Mar 24, 2010 09:50 GMT  ·  By

Google's decision to stop censoring search results in China was put into practice yesterday, as all traffic coming to Google.cn was redirected to Google.com.hk, the company's Hong Kong search engine from where it could serve uncensored results. The move wasn't going to go unnoticed or unpunished and the Chinese government is already reacting, though not as decisively as it might have.

Google.com.hk is now being filtered just like any other website outside mainland China. This started very early after Google began to redirect traffic, and it basically means that Chinese users are not better off and, in fact, they may get a worse experience as some queries are blocked rather bluntly. But for Google, things are already beginning to look bad in the country.

It is widely reported that China Mobile, the country's largest mobile carrier, will drop Google as the default search engine on its mobile homepage, despite having been one of Google's early partners in the country. China Unicom, the second largest carrier, is also said to be dropping or delaying plans to introduce a Google Android-based mobile phone.

China is also ramping up the anti-Google and anti-US propaganda. The overseas edition of People’s Daily, the Communist Party's main newspaper, again accuses Google of having ties with US spy agencies and a political agenda. At the same time, Xinhua, the official news agency of the Chinese government, is saying that the Google matter is strictly a commercial one and should not affect Sino-American relations.

And, then, we have Google cofounder Sergey Brin's interview with The Guardian, in which he urges other companies and governments, including the US one, obviously, to put pressure on China to drop Internet censorship. There is also the issue of whether offering uncensored results from Hong Kong is legal.
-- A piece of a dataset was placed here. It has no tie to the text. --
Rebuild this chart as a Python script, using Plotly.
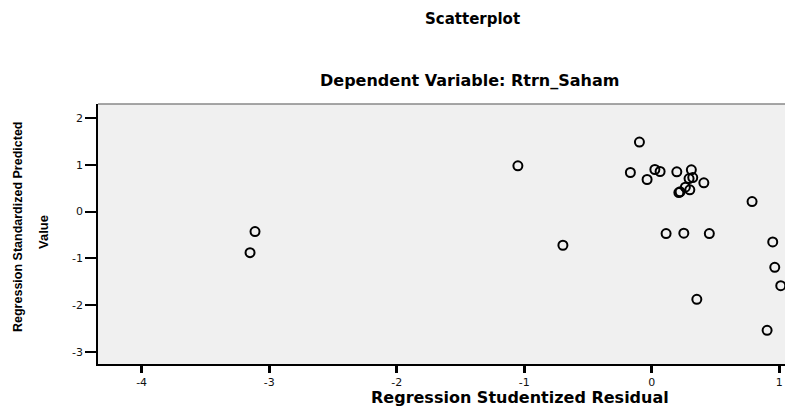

While the region operates under a special status, it is still a part of China. It looks like even Google isn't sure about the legality of the move. China certainly doesn't like it, but, since it hasn't acted so far, it may mean that it is willing to tolerate this approach. If this is the case, things have pretty much settled in the Google - China situation and there shouldn't be too many things changing for quite a while from now.